Isn't the life, death and resurrection of Jesus Christ just a faded memory, a relic from long ago which has little meaning for us today? Or, aren't the life and teachings of Moses, Mohammed, Buddha or Confucius of equal importance to that of the carpenter who was executed 2,000 years ago on a garbage dump? Isn't it presumptuous to say that Jesus is the centre of all history?
We have spoken of God the Father from whom all life, all creation comes. If God is the Father then why is there a need for the Son? And if there is God the Son, why does he become flesh at one, limited point in history? Indeed, this is what we believe — that the God who has created and sustained all history has also become one of the billions of people who participate in that history.
In this life, we will never be able to fully plumb the mystery of the Trinity, to fully know the why of the three persons.
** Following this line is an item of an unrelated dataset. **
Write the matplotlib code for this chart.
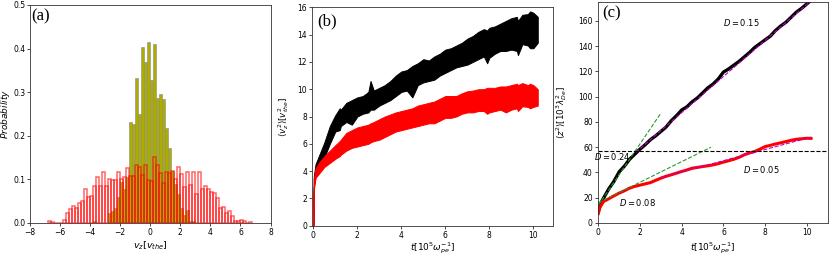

But we do know that the heart of God is love, a love that is lived out within the communion of three persons. And, through the revelation given to us by Jesus Christ, we know that we are made to share in that communion.
God is not a solitary God, but the Trinity. And this tells something of utmost importance about our own salvation. For if there were no distinction of persons in the Godhead then salvation could only consist of our being totally absorbed into God, thus losing our individuality. But salvation through Christ consists of entering into communion with God, becoming one with God while retaining our own personhood.
Jesus is crucial to salvation. During the Preparation of the Gifts at Mass, the priest says, "By the mystery of this water and wine may we come to share in the divinity of Christ, who humbled himself to share in our humanity."
Jesus is the one mediator between God and humanity who, by becoming human, paved the way for us to share in divine life. Jesus told the apostle Thomas, "No one comes to the Father except through me" (John 14:6).
Before Jesus' death and resurrection, this was not possible. One could live a good life and follow God's laws. Maybe after such a life, one could go to a happy hunting ground. But no one, without Jesus, could share in divine life.
St. Paul writes that "whenever Moses is read, a veil lies over their minds; but when one turns to the Lord, the veil is removed" (2 Corinthians 3:15-16). God shines "in our hearts to give the light of the knowledge of the glory of God in the face of Jesus Christ" (2 Corinthians 4:6).
Christians should never attempt to impose faith on others. But we have an obligation to make others aware of the new life that can be gained through Christ. The Catechism of the Catholic Church says, "The transmission of the Christian faith consists primarily in proclaiming Jesus Christ in order to lead others to faith in him. From the beginning, the first disciples burned with the desire to proclaim Christ" (no. 425).
So must we. We must come to know this person who is the centre of human history. Jesus Christ is not a dusty memory, but a living reality. We must hear his story, make it our own and share it with others. This is the only real hope for ourselves and our only real hope for the world.